*SET PROBLEM*: Leaving out every picture, copy the lines of the data exactly, from the first through the line containing "plt.rcParams['ytick.labelcolor'] = '#262626'".
══ PROVIDED MATERIAL
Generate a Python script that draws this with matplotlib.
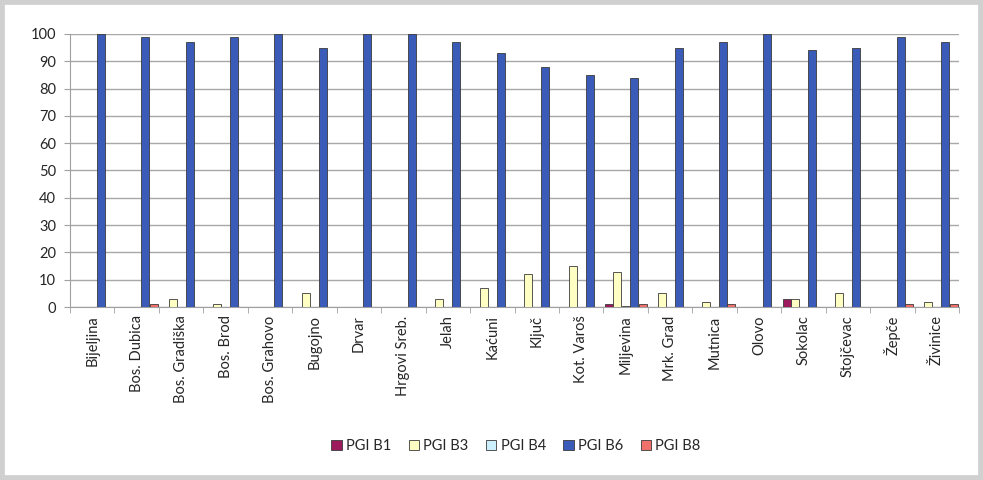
import matplotlib.pyplot as plt
import numpy as np
from matplotlib.patches import Rectangle

plt.rcParams['font.family'] = ['Lato', 'DejaVu Sans']
plt.rcParams['text.color'] = '#262626'
plt.rcParams['xtick.labelcolor'] = '#262626'
plt.rcParams['ytick.labelcolor'] = '#262626'

towns = ['Bijeljina', 'Bos. Dubica', 'Bos. Gradiška', 'Bos. Brod', 'Bos. Grahovo',
         'Bugojno', 'Drvar', 'Hrgovi Sreb.', 'Jelah', 'Kaćuni', 'Ključ', 'Kot. Varoš',
         'Miljevina', 'Mrk. Grad', 'Mutnica', 'Olovo', 'Sokolac', 'Stojčevac',
         'Žepče', 'Živinice']

b1 = [0, 0, 0, 0, 0, 0, 0, 0, 0, 0, 0, 0, 1, 0, 0, 0, 3, 0, 0, 0]
b3 = [0, 0, 3, 1, 0, 5, 0, 0, 3, 7, 12, 15, 13, 5, 2, 0, 3, 5, 0, 2]
b4 = [0, 0, 0, 0, 0, 0, 0, 0, 0, 0, 0, 0, 0.5, 0, 0, 0, 0, 0, 0, 0]
b6 = [100, 99, 97, 99, 100, 95, 100, 100, 97, 93, 88, 85, 84, 95, 97, 100, 94, 95, 99, 97]
b8 = [0, 1, 0, 0, 0, 0, 0, 0, 0, 0, 0, 0, 1, 0, 1, 0, 0, 0, 1, 1]

series = [('PGI B1', b1, '#9c1a5c'), ('PGI B3', b3, '#ffffc4'), ('PGI B4', b4, '#cdeffc'),
          ('PGI B6', b6, '#3a5cb8'), ('PGI B8', b8, '#f0706c')]

fig = plt.figure(figsize=(9.83, 4.80), dpi=100)
fig.patches.append(Rectangle((0, 0), 1, 1, transform=fig.transFigure,
                             fill=False, edgecolor='#d0d0d0', linewidth=7))
ax = fig.add_axes([0.0712, 0.3604, 0.9044, 0.5688])

x = np.arange(len(towns))
w = 0.19
for i, (name, vals, col) in enumerate(series):
    ax.bar(x + (i - 2) * w, vals, width=w * 0.95, color=col, edgecolor='#3a3a3a',
           linewidth=0.6, label=name, zorder=3)

ax.set_xlim(-0.5, len(towns) - 0.5)
ax.set_ylim(0, 100)
ax.set_yticks(range(0, 101, 10))
ax.yaxis.grid(True, color='#a8a8a8', linewidth=1, zorder=0)
ax.set_xticks(x)
ax.set_xticklabels(towns, rotation=90, fontsize=10.5)
ax.tick_params(axis='x', length=0, pad=6)
ax.set_xticks(np.arange(-0.5, len(towns), 1), minor=True)
ax.tick_params(axis='x', which='minor', length=4, color='#a0a0a0')
ax.tick_params(axis='y', length=4, color='#a0a0a0', labelsize=10.5, pad=6)
for s in ['top', 'right']:
    ax.spines[s].set_visible(False)
for s in ['left', 'bottom']:
    ax.spines[s].set_color('#a0a0a0')

fig.legend(loc='center', bbox_to_anchor=(0.525, 0.07), ncol=5, frameon=False,
           fontsize=10.5, handlelength=0.7, handleheight=0.7, handletextpad=0.3,
           columnspacing=1.2)

fig.savefig('out.png', dpi=100)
════
*OUTPUT OF THE EXERCISE*:
Generate a Python script that draws this with matplotlib.
import matplotlib.pyplot as plt
import numpy as np
from matplotlib.patches import Rectangle

plt.rcParams['font.family'] = ['Lato', 'DejaVu Sans']
plt.rcParams['text.color'] = '#262626'
plt.rcParams['xtick.labelcolor'] = '#262626'
plt.rcParams['ytick.labelcolor'] = '#262626'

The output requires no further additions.